* _SUPPLIED RECORDS_
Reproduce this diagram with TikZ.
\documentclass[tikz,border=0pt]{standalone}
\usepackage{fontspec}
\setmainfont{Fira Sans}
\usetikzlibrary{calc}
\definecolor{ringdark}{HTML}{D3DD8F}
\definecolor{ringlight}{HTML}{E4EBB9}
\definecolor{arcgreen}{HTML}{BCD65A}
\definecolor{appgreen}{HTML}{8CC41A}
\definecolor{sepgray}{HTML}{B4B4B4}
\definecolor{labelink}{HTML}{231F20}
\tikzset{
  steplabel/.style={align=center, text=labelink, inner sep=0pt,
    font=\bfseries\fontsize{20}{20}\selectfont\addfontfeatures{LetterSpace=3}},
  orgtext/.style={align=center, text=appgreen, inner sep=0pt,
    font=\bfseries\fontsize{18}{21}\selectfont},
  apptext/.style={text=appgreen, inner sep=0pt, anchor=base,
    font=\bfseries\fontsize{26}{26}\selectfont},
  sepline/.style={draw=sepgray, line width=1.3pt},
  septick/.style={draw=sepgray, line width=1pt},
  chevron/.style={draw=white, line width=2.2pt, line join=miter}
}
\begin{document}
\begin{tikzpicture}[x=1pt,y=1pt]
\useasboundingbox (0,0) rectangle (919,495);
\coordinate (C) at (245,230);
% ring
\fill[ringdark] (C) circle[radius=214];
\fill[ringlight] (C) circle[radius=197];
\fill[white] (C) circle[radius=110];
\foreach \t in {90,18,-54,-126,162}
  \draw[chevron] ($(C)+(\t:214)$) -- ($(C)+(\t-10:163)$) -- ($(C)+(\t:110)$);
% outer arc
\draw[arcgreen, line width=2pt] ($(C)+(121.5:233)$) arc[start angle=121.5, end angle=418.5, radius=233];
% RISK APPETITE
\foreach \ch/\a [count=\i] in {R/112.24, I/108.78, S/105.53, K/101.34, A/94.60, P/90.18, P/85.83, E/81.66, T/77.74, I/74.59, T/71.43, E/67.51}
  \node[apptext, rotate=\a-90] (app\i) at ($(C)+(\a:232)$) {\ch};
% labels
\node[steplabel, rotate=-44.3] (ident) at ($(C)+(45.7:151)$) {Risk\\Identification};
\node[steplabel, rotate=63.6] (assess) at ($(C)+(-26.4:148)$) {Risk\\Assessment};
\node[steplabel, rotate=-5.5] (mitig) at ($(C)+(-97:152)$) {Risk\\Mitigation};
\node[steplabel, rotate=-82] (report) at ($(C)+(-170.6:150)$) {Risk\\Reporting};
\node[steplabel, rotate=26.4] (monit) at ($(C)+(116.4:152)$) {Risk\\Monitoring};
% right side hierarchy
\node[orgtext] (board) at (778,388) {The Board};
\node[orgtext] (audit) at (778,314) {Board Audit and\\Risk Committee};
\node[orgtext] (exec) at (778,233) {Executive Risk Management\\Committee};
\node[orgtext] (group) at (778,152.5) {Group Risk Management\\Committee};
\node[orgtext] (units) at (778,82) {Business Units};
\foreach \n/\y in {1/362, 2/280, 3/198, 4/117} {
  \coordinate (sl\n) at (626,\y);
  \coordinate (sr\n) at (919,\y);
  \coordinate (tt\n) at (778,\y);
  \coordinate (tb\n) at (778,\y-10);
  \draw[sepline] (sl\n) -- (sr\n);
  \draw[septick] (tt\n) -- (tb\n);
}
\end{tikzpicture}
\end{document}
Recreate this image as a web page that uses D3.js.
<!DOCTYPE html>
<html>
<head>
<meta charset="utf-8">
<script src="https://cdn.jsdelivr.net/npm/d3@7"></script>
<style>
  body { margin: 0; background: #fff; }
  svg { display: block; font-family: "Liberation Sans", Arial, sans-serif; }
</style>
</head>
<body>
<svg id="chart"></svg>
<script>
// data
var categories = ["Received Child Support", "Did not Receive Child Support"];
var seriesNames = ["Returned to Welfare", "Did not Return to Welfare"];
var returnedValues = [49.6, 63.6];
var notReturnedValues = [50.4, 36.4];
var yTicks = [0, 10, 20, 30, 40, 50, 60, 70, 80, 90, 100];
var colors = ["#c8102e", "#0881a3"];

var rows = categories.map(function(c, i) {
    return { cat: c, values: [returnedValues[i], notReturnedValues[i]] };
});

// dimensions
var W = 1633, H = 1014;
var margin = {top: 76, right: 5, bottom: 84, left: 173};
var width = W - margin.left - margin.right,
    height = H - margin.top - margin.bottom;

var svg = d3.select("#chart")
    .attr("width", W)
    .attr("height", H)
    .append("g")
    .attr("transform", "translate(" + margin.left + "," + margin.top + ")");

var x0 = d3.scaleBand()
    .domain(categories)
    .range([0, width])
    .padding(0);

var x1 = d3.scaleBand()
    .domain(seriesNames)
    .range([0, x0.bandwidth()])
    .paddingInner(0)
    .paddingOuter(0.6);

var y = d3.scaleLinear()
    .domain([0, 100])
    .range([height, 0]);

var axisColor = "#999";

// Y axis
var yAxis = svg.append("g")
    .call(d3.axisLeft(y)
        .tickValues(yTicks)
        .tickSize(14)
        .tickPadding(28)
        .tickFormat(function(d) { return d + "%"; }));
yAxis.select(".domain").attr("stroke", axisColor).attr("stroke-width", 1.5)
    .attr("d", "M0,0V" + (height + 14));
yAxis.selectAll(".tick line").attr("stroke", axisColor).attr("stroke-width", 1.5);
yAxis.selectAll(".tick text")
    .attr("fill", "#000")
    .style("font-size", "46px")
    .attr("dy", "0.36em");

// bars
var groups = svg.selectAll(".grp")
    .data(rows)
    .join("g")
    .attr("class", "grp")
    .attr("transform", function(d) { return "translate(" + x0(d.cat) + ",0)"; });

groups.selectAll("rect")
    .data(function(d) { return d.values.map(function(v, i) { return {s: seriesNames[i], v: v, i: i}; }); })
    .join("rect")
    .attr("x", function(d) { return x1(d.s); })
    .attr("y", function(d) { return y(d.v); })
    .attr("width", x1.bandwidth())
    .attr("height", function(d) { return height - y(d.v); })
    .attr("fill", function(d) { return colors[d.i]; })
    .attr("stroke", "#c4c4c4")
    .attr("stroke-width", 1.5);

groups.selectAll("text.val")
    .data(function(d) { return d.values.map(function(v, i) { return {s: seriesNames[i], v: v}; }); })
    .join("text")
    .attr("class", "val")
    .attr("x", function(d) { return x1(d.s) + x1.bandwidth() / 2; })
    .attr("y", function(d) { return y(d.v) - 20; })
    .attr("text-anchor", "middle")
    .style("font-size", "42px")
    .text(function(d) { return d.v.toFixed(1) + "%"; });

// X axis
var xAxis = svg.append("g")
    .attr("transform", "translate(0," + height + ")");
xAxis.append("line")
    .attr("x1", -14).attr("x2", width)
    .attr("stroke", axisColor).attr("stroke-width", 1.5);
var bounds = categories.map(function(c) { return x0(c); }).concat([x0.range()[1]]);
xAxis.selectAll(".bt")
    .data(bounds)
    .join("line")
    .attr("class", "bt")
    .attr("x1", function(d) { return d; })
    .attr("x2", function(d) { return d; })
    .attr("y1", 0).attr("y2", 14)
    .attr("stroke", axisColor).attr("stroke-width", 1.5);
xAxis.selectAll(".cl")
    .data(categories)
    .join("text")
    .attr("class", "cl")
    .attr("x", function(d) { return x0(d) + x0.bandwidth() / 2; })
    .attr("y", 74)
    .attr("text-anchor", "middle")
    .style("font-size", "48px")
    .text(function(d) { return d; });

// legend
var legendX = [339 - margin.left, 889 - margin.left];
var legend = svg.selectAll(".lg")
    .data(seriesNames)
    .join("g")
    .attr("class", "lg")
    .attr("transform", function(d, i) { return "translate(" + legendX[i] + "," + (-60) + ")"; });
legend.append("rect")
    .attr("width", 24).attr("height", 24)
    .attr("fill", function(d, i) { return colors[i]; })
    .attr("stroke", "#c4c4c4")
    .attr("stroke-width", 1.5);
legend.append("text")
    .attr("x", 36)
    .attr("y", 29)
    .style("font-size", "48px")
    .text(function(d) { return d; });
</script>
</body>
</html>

* _SHORT EXERCISE_
Scan the lines for the string "this". Copy out each line that matches.

* _WRITTEN ANSWER_
Reproduce this diagram with TikZ.
Recreate this image as a web page that uses D3.js.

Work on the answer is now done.